City Attorney Mike Aguirre held a press conference this morning in front of the Sempra Energy building in downtown to claim, not for the first time, that his opponent, Jan Goldsmith, has sold out to special interests.
Aguirre pointed to more than $100,000 that Sempra Energy donated to the Lincoln Club of San Diego County, a conservative business group that has endorsed and backed Goldsmith. The Lincoln Club recently sent out a mailer that attacks Aguirre and promotes Goldsmith. Aguirre claimed there is a link between the money Sempra donated and that mailer.
“Although political parties are permitted to communicate with their members, what is not permitted is for sums like $100,000 to be spent, through conduits and surrogates, on candidates who are running for political office,” Aguirre said.
Aguirre is currently pursuing litigation related to last year’s catastrophic wildfires against SDGE, a subsidiary of Sempra. He said at the press conference that he was considering widening the lawsuit to include Sempra. He claimed the energy giant was trying to buy Goldsmith by injecting money into the city attorney’s race via the Lincoln Club.
T.J. Zane, executive director of the Lincoln Club, said Aguirre was being “his usual paranoid-schizophrenic self.”
Zane said the money donated by Sempra was almost entirely spent on a countywide mailer the Lincoln Club sent out in support of Proposition 11 and in opposition to Proposition 7.
“Not a dime of that money was spent on the city attorney’s race,” Zane said. “That would be illegal. Aguirre is being Jekyll and Hyde for Halloween.”
Sempra released a statement addressing Aguirre’s accusation.

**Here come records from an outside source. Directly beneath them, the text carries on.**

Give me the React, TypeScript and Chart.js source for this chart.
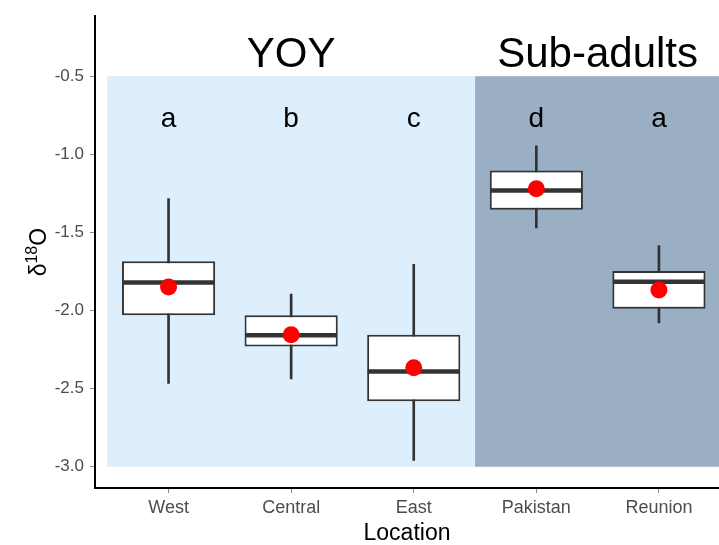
import React, { useEffect, useRef } from "react";
import { Chart, registerables } from "chart.js";

Chart.register(...registerables);

const categories = ["West", "Central", "East", "Pakistan", "Reunion"];
const positions = [1, 2, 3, 4, 5];
const whiskerLow = [-2.466, -2.437, -2.959, -1.472, -2.079];
const q1 = [-2.03, -2.231, -2.58, -1.355, -1.988];
const medians = [-1.821, -2.159, -2.39, -1.231, -1.815];
const q3 = [-1.685, -2.03, -2.155, -1.104, -1.747];
const whiskerHigh = [-1.284, -1.895, -1.704, -0.945, -1.584];
const means = [-1.85, -2.155, -2.367, -1.22, -1.869];
const letters = ["a", "b", "c", "d", "a"];
const letterY = -0.776;
const yTicks = [-3.0, -2.5, -2.0, -1.5, -1.0, -0.5];
const groupNames = ["YOY", "Sub-adults"];
const groupStart = [0.5, 3.5];
const groupEnd = [3.5, 5.6];
const groupLabelX = [2, 4.5];
const groupLabelY = -0.364;
const bandTop = -0.5;
const bandBottom = -3.0;
const groupColors = ["#DDEEFD", "#9AAFC4"];

const FAM = "'Liberation Sans', Arial, Helvetica, sans-serif";

const bandsPlugin = {
  id: "bands",
  beforeDatasetsDraw(chart: any) {
    const { ctx, chartArea, scales } = chart;
    const x = scales.x, y = scales.y;
    ctx.save();
    ctx.beginPath();
    ctx.rect(chartArea.left, chartArea.top, chartArea.right - chartArea.left, chartArea.bottom - chartArea.top);
    ctx.clip();
    for (let i = 0; i < groupStart.length; i++) {
      const x0 = x.getPixelForValue(groupStart[i]);
      const x1 = x.getPixelForValue(groupEnd[i]);
      const y0 = y.getPixelForValue(bandTop);
      const y1 = y.getPixelForValue(bandBottom);
      ctx.fillStyle = groupColors[i];
      ctx.fillRect(x0, y0, x1 - x0, y1 - y0);
    }
    ctx.restore();
  },
};

const textPlugin = {
  id: "texts",
  afterDraw(chart: any) {
    const { ctx, chartArea, scales } = chart;
    const x = scales.x, y = scales.y;
    ctx.save();
    ctx.fillStyle = "#000";
    ctx.textAlign = "center";
    ctx.textBaseline = "middle";
    ctx.font = `28px ${FAM}`;
    letters.forEach((l, i) => {
      ctx.fillText(l, x.getPixelForValue(positions[i]), y.getPixelForValue(letterY));
    });
    ctx.font = `42px ${FAM}`;
    groupNames.forEach((g, i) => {
      ctx.fillText(g, x.getPixelForValue(groupLabelX[i]), y.getPixelForValue(groupLabelY));
    });
    // y axis title with superscript
    const big = `23px ${FAM}`;
    const small = `16px ${FAM}`;
    ctx.translate(46, (chartArea.top + chartArea.bottom) / 2);
    ctx.rotate(-Math.PI / 2);
    ctx.textAlign = "left";
    ctx.textBaseline = "alphabetic";
    ctx.font = big;
    const wD = ctx.measureText("δ").width;
    const wO = ctx.measureText("O").width;
    ctx.font = small;
    const w18 = ctx.measureText("18").width;
    let x0 = -(wD + w18 + wO) / 2;
    ctx.font = big;
    ctx.fillText("δ", x0, 0);
    x0 += wD;
    ctx.font = small;
    ctx.fillText("18", x0, -9);
    x0 += w18;
    ctx.font = big;
    ctx.fillText("O", x0, 0);
    ctx.restore();
  },
};

export default function App() {
  const ref = useRef<HTMLCanvasElement | null>(null);
  useEffect(() => {
    if (!ref.current) return;
    const gridOpts = {
      display: true,
      drawOnChartArea: false,
      drawTicks: true,
      tickLength: 5,
      color: "#8a8a8a",
      lineWidth: 1,
      offset: false,
    };
    const chart = new Chart(ref.current, {
      type: "bar",
      data: {
        datasets: [
          {
            type: "scatter",
            label: "mean",
            data: positions.map((p, i) => ({ x: p, y: means[i] })),
            pointRadius: 8.5,
            pointBackgroundColor: "#FF0000",
            pointBorderColor: "#FF0000",
            pointBorderWidth: 0,
            order: 1,
          } as any,
          {
            type: "scatter",
            label: "median",
            data: positions.map((p, i) => ({ x: p, y: medians[i] })),
            pointStyle: "line",
            pointRadius: 46,
            pointBorderColor: "#333333",
            pointBorderWidth: 4.5,
            borderColor: "#333333",
            order: 2,
          } as any,
          {
            type: "bar",
            label: "box",
            data: positions.map((p, i) => ({ x: p, y: [q1[i], q3[i]] })),
            backgroundColor: "#FFFFFF",
            borderColor: "#333333",
            borderWidth: 2,
            borderSkipped: false,
            barPercentage: 0.76,
            categoryPercentage: 1,
            grouped: false,
            order: 3,
          } as any,
          {
            type: "bar",
            label: "whisker",
            data: positions.map((p, i) => ({ x: p, y: [whiskerLow[i], whiskerHigh[i]] })),
            backgroundColor: "#333333",
            borderWidth: 0,
            barThickness: 2,
            grouped: false,
            order: 4,
          } as any,
        ],
      },
      options: {
        responsive: false,
        animation: false,
        devicePixelRatio: 1,
        layout: { autoPadding: false, padding: { top: 12, right: 0, left: 0, bottom: 0 } },
        plugins: { legend: { display: false }, tooltip: { enabled: false } },
        scales: {
          x: {
            type: "linear",
            min: 0.4,
            max: 5.49,
            offset: false,
            afterBuildTicks: (s: any) => {
              s.ticks = positions.map((v) => ({ value: v }));
            },
            afterFit: (s: any) => {
              s.height = 57;
            },
            grid: gridOpts,
            border: { display: true, color: "#000", width: 2 },
            ticks: {
              callback: (v: any) => categories[Math.round(Number(v)) - 1] ?? "",
              font: { family: FAM, size: 18 },
              color: "#4D4D4D",
              padding: 4,
              maxRotation: 0,
              autoSkip: false,
            },
            title: {
              display: true,
              text: "Location",
              color: "#000",
              font: { family: FAM, size: 23, lineHeight: 1 },
              padding: { top: 0, bottom: 0 },
            },
          },
          y: {
            type: "linear",
            min: -3.136,
            max: -0.116,
            afterBuildTicks: (s: any) => {
              s.ticks = yTicks.map((v) => ({ value: v }));
            },
            afterFit: (s: any) => {
              s.width = 95;
            },
            grid: gridOpts,
            border: { display: true, color: "#000", width: 2 },
            ticks: {
              callback: (v: any) => Number(v).toFixed(1),
              font: { family: FAM, size: 17 },
              color: "#4D4D4D",
              padding: 6,
            },
          },
        },
      } as any,
      plugins: [bandsPlugin, textPlugin],
    });
    return () => chart.destroy();
  }, []);
  return (
    <div style={{ position: "absolute", left: 0, top: 0, width: 719, height: 545, overflow: "hidden", background: "#fff" }}>
      <canvas ref={ref} width={719} height={545} style={{ display: "block", width: 719, height: 545 }} />
    </div>
  );
}
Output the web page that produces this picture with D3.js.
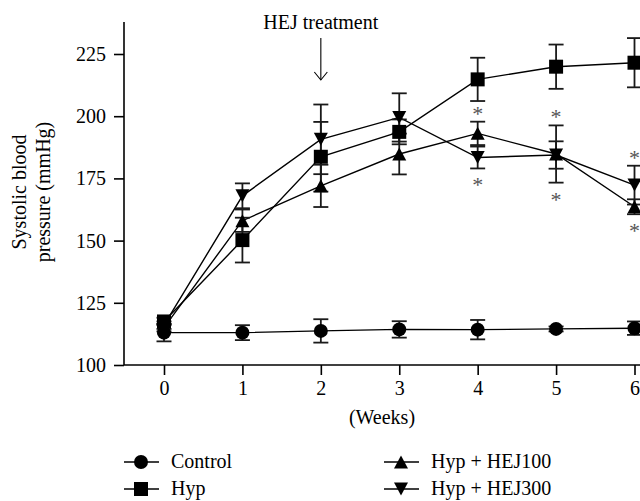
<!DOCTYPE html>
<html>
<head>
<meta charset="utf-8">
<script src="https://cdn.jsdelivr.net/npm/d3@7"></script>
<style>
  body { margin: 0; background: #fff; }
  svg { display: block; }
  svg text { font-family: "Liberation Serif", "DejaVu Serif", serif; }
</style>
</head>
<body>
<svg id="chart" width="640" height="501"></svg>
<script>
// values (mean and error per week)
const weeks = [0, 1, 2, 3, 4, 5, 6]
const yTicks = [100, 125, 150, 175, 200, 225]

const control = [113, 113, 113.7, 114.3, 114.2, 114.5, 114.8]
const controlErr = [3.5, 3, 4.7, 3.3, 3.9, 1, 2.7]
const hyp = [117.5, 150.2, 183.7, 193.7, 214.8, 219.9, 221.5]
const hypErr = [1.5, 9, 14, 5, 8.7, 8.9, 9.9]
const hej100 = [115, 158, 172, 184.8, 193.1, 184.8, 163.6]
const hej100Err = [1.5, 4.5, 8.5, 8.2, 4.7, 11.5, 3]
const hej300 = [116, 168, 190.7, 199.5, 183.4, 184.4, 172.3]
const hej300Err = [1.5, 5, 14, 9.7, 4.4, 5.5, 7.8]

const treatmentWeek = 2
const sigWeeks = [4, 5, 6]

const series = [
  {name: "Control", values: control, errs: controlErr, symbol: "circle"},
  {name: "Hyp", values: hyp, errs: hypErr, symbol: "square"},
  {name: "Hyp + HEJ100", values: hej100, errs: hej100Err, symbol: "up"},
  {name: "Hyp + HEJ300", values: hej300, errs: hej300Err, symbol: "down"}
]

const width = 640
const margin = {left: 124, bottom: 365, top: 22}
const fontSize = 20
const serif = "Liberation Serif, DejaVu Serif, serif"
const capHalf = 7.5

const x = d3.scaleLinear().domain([0, 6]).range([164, 634.5])
const y = d3.scaleLinear().domain([100, 225]).range([365, 54])

const svg = d3.select("#chart")

function symbolPath(type) {
  const p = d3.path()
  const r = 7
  if (type === "circle") {
    p.arc(0, 0, r, 0, 2 * Math.PI)
  } else if (type === "square") {
    p.rect(-r, -r, 2 * r, 2 * r)
  } else {
    const s = type === "up" ? 1 : -1
    p.moveTo(0, -6.5 * s)
    p.lineTo(r, 6.5 * s)
    p.lineTo(-r, 6.5 * s)
    p.closePath()
  }
  return p.toString()
}

// axes
const yAxis = svg.append("g")
  .attr("transform", `translate(${margin.left},0)`)
  .call(d3.axisLeft(y).tickValues(yTicks).tickSize(10).tickPadding(8))
yAxis.select(".domain").remove()

const xAxis = svg.append("g")
  .attr("transform", `translate(0,${margin.bottom})`)
  .call(d3.axisBottom(x).tickValues(weeks).tickSize(10).tickPadding(6).tickFormat(d3.format("d")))
xAxis.select(".domain").remove()

svg.selectAll("g").attr("font-family", serif)
svg.selectAll(".tick text")
  .attr("font-size", fontSize)
  .attr("fill", "#000")
svg.selectAll(".tick line")
  .attr("stroke", "#000")
  .attr("stroke-width", 1.6)

svg.append("line")
  .attr("x1", margin.left).attr("x2", margin.left)
  .attr("y1", margin.top).attr("y2", margin.bottom)
  .attr("stroke", "#000").attr("stroke-width", 1.6)
svg.append("line")
  .attr("x1", margin.left).attr("x2", width)
  .attr("y1", margin.bottom).attr("y2", margin.bottom)
  .attr("stroke", "#000").attr("stroke-width", 1.6)

// axis titles
const yTitle = svg.append("g")
  .attr("transform", "translate(0,192) rotate(-90)")
  .attr("font-size", fontSize)
  .attr("text-anchor", "middle")
yTitle.append("text").attr("y", 26).text("Systolic blood")
yTitle.append("text").attr("y", 50).text("pressure (mmHg)")

svg.append("text")
  .attr("x", (margin.left + width) / 2)
  .attr("y", 424)
  .attr("font-size", fontSize)
  .attr("text-anchor", "middle")
  .text("(Weeks)")

// treatment annotation
const tx = x(treatmentWeek)
svg.append("text")
  .attr("x", tx).attr("y", 29)
  .attr("font-size", fontSize)
  .attr("text-anchor", "middle")
  .text("HEJ treatment")
svg.append("line")
  .attr("x1", tx).attr("x2", tx)
  .attr("y1", 38).attr("y2", 80)
  .attr("stroke", "#000").attr("stroke-width", 1.1)
svg.append("path")
  .attr("d", `M${tx - 6.5},72L${tx},80L${tx + 6.5},72`)
  .attr("fill", "none").attr("stroke", "#000").attr("stroke-width", 1.1)

// data
const line = d3.line()
  .x((d, i) => x(weeks[i]))
  .y(d => y(d))

const plot = svg.append("g")

plot.selectAll("path.series")
  .data(series)
  .join("path")
  .attr("class", "series")
  .attr("d", d => line(d.values))
  .attr("fill", "none")
  .attr("stroke", "#000")
  .attr("stroke-width", 1.4)

const points = series.flatMap(s =>
  s.values.map((v, i) => ({week: weeks[i], v, e: s.errs[i], symbol: s.symbol}))
)

const bars = plot.selectAll("g.err")
  .data(points)
  .join("g")
  .attr("class", "err")
  .attr("stroke", "#1a1a1a")
  .attr("stroke-width", 1.8)

bars.append("line")
  .attr("x1", d => x(d.week)).attr("x2", d => x(d.week))
  .attr("y1", d => y(d.v - d.e)).attr("y2", d => y(d.v + d.e))
bars.append("line")
  .attr("x1", d => x(d.week) - capHalf).attr("x2", d => x(d.week) + capHalf)
  .attr("y1", d => y(d.v + d.e)).attr("y2", d => y(d.v + d.e))
bars.append("line")
  .attr("x1", d => x(d.week) - capHalf).attr("x2", d => x(d.week) + capHalf)
  .attr("y1", d => y(d.v - d.e)).attr("y2", d => y(d.v - d.e))

plot.selectAll("path.marker")
  .data(points)
  .join("path")
  .attr("class", "marker")
  .attr("d", d => symbolPath(d.symbol))
  .attr("transform", d => `translate(${x(d.week)},${y(d.v)})`)
  .attr("fill", "#000")

// significance marks above and below the treated groups
const treated = [hej100, hej300]
const treatedErr = [hej100Err, hej300Err]
const stars = sigWeeks.flatMap(w => {
  const i = weeks.indexOf(w)
  const hi = d3.max(treated, (s, k) => s[i] + treatedErr[k][i])
  const lo = d3.min(treated, (s, k) => s[i] - treatedErr[k][i])
  return [{week: w, cy: y(hi) - 12}, {week: w, cy: y(lo) + 13}]
})
plot.selectAll("text.star")
  .data(stars)
  .join("text")
  .attr("class", "star")
  .attr("x", d => x(d.week))
  .attr("y", d => d.cy)
  .attr("dy", "0.5em")
  .attr("text-anchor", "middle")
  .attr("font-size", 22)
  .attr("fill", "#555")
  .text("*")

// legend
const legendCols = [124, 384]
const legendRows = [462, 489]
const legend = svg.selectAll("g.legend")
  .data(series)
  .join("g")
  .attr("class", "legend")
  .attr("transform", (d, i) =>
    `translate(${legendCols[Math.floor(i / 2)]},${legendRows[i % 2]})`)

legend.append("line")
  .attr("x1", 0).attr("x2", 35)
  .attr("stroke", "#000").attr("stroke-width", 1.4)
legend.append("path")
  .attr("d", d => symbolPath(d.symbol))
  .attr("transform", "translate(17,0)")
  .attr("fill", "#000")
legend.append("text")
  .attr("x", 47)
  .attr("dy", "0.3em")
  .attr("font-size", fontSize)
  .attr("font-family", serif)
  .text(d => d.name)
</script>
</body>
</html>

Any contributions we make are in accordance with applicable regulations and reporting requirements. As it relates to this matter, we understood the Lincoln Club shared the same point of view on several of the key ballot initiatives (No on Prop 7 and Yes on Prop 11) and we gave them a contribution in support of their efforts. We understood they have subsequently produced a mailer specifically focused on propositions 7 and 11 which was sent to the entire San Diego County area.
Aguirre and Sempra already have a contentious relationship. The city attorney has sued Sempra subsidiary San Diego Gas & Electric, blaming it for some of the blazes from the 2007 wildfires.
Reached on a street corner in Hillcrest where he was waving campaign signs, Goldsmith said the attack by Aguirre was another example of the incumbent’s penchant for shooting first and asking questions later.
“This is the same thing as calling the mayor corrupt, trying to evacuate the entire city, running to the scene of a landslide and saying the city did it and all the other things that he does,” Goldsmith said.
Goldsmith has been supported by the Police Officers Association, the city’s police union, which has spent the last four years locked in litigation against the city. He also has the backing of the city’s municipal labor unions.
Aguirre’s incessantly attacked Goldsmith’s relationship to the labor unions and other interest groups, including the Lincoln Club. Goldsmith has opined publicly that Aguirre’s flagship pension lawsuit is largely baseless and should probably be dropped, something Aguirre says shows that he has cut a deal with the city’s unions to drop the lawsuit in exchange for their endorsement.
For his part, Goldsmith has denied that he will be influenced by anyone who has contributed to his campaign. He has consistently said that he will be an apolitical city attorney.
Joining Aguirre at the press conference was Democratic Congressman Bob Filner, who praised the incumbent for being “the people’s city attorney” and lambasted Sempra for contributing money to the Lincoln Club.